GERSHWIN Rhapsody in Blue RACHMANINOV Piano Concerto No 2
If you’ve got it, flaunt it. And Denis Matsuev has certainly got ‘it’ – whatever that magic, unteachable ingredient is – and is not afraid to flaunt it in this most flagrantly emotional of concertos. The piano bass of the sweeping opening theme swings like a pendulum, as it should; he gives us a true maestoso alla marcia midway through the first movement, in which every accent of its final pages is crisply executed. In tandem with Matsuev’s fabulous articulation is his beautifully nuanced playing, matched in the slow movement by the NYPO’s superb first clarinet; the lingering final (arpeggiated) chord is a mere whisper. The first subject of the finale, the most technically awkward passage of the whole concerto, is delivered with commanding aplomb and crystal clarity. It is, all in all, a most exciting performance. Two things militate against its complete success: the recorded balance favours the piano to the detriment of some orchestral detail (backward percussion and horns), and in the final stampede to the finish – what is it? I’m not sure. Something that Matsuev does in the interlocking octaves is out of kilter. Frustratingly, it’s enough to disengage you from the thrill of the concerto’s inexorable conclusion.

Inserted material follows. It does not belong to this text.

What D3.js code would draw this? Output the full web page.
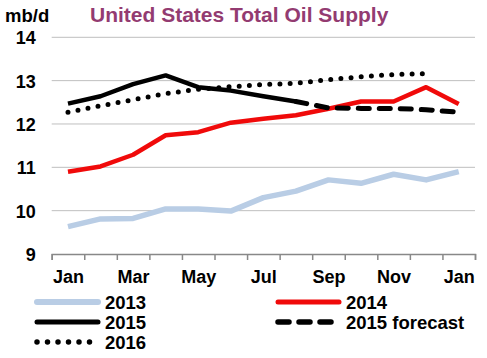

Rachmaninov attended the premiere of Gershwin’s Rhapsody in Blue and no doubt noted in several of the work’s episodes the young American’s indebtedness to the Russian concerto tradition, made all the more obvious in Ferde Grofé’s overblown symphonic garb. Matsuev (pace a first entry that is far from mf tranquillo) and Gilbert have the courtesy of playing what is written in what is an outstanding, rather than a benchmark, performance.